Gather every line that includes the word "matplotlib", please.

### TASK DATA
········
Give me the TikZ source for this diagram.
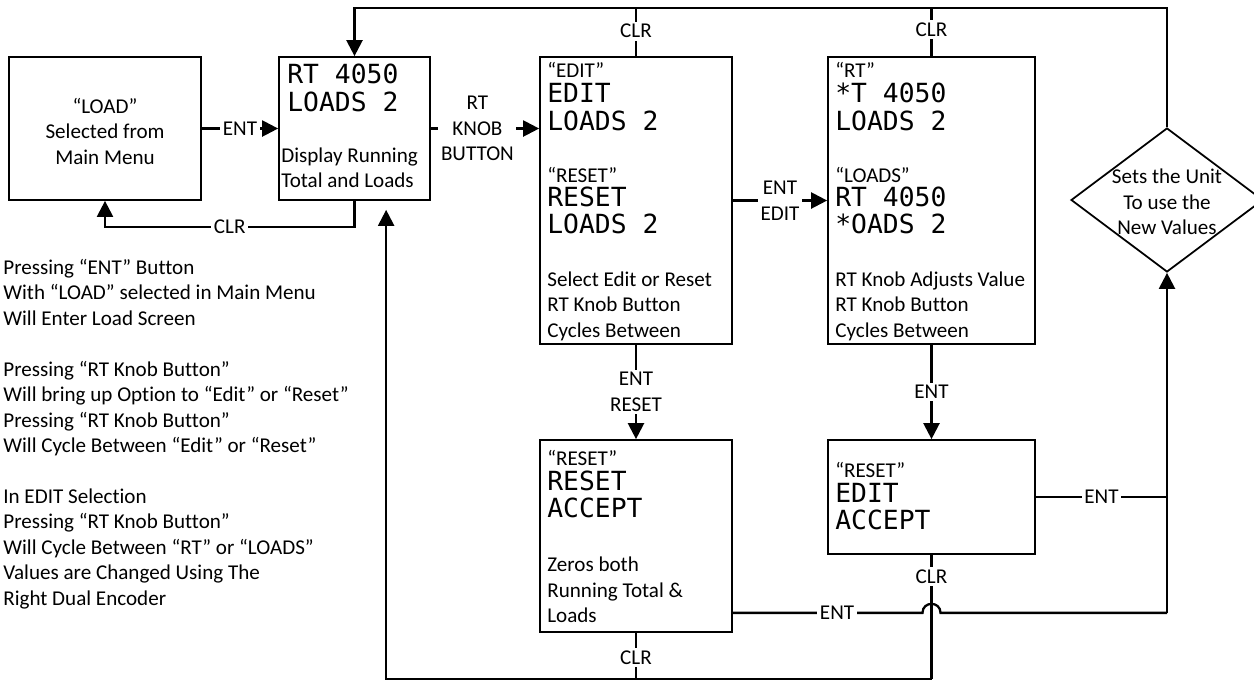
········
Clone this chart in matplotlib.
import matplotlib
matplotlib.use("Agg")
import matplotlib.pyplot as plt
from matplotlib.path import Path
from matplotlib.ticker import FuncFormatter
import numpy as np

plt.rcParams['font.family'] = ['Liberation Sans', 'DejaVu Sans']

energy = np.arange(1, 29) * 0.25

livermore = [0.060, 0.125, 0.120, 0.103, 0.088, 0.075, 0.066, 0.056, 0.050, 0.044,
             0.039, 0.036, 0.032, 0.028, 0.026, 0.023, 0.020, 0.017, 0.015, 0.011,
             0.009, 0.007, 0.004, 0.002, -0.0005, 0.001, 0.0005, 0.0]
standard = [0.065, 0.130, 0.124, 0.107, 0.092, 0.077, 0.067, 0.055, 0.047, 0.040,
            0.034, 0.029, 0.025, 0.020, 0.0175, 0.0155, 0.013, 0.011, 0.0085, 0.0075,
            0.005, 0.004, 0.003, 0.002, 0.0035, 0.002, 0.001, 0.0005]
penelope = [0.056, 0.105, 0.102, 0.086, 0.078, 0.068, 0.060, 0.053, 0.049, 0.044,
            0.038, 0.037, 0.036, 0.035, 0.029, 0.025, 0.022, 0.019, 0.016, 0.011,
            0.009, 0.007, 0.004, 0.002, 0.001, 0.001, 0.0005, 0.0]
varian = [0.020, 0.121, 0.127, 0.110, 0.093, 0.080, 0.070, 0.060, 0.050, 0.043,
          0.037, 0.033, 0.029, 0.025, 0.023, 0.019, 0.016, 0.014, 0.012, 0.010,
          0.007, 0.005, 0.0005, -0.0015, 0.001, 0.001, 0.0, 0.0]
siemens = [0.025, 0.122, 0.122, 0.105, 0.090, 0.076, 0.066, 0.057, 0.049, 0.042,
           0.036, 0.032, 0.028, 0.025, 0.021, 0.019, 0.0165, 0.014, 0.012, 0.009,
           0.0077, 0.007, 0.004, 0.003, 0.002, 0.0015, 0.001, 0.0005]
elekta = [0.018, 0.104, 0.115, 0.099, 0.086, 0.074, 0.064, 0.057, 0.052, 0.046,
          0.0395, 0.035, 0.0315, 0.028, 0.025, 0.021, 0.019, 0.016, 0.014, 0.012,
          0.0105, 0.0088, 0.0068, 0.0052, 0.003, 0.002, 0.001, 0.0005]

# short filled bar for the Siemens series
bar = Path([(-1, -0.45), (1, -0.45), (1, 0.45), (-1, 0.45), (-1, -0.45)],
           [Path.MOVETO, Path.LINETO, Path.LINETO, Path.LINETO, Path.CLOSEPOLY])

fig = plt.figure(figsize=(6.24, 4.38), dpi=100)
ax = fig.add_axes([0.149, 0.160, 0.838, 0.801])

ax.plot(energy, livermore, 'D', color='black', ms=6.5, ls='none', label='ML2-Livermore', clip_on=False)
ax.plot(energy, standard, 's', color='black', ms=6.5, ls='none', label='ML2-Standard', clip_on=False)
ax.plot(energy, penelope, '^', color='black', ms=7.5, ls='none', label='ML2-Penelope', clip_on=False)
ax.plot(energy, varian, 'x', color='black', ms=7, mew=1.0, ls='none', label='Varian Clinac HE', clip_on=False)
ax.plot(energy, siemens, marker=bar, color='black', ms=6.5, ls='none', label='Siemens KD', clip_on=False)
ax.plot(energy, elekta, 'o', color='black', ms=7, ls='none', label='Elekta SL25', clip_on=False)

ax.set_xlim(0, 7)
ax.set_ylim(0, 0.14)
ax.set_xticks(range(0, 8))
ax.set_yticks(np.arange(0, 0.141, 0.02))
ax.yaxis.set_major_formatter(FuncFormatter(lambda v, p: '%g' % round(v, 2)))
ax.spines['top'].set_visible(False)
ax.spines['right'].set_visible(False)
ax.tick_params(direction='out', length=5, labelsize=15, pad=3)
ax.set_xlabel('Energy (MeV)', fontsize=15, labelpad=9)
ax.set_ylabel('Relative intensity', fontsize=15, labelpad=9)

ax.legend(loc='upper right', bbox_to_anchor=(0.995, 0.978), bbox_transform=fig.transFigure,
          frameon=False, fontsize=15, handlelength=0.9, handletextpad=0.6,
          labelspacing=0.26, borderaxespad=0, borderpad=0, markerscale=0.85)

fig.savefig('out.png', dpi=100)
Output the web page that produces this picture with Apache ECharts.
········
### SOLUTION TO THE PROBLEM
Clone this chart in matplotlib.
import matplotlib
matplotlib.use("Agg")
import matplotlib.pyplot as plt
from matplotlib.path import Path
from matplotlib.ticker import FuncFormatter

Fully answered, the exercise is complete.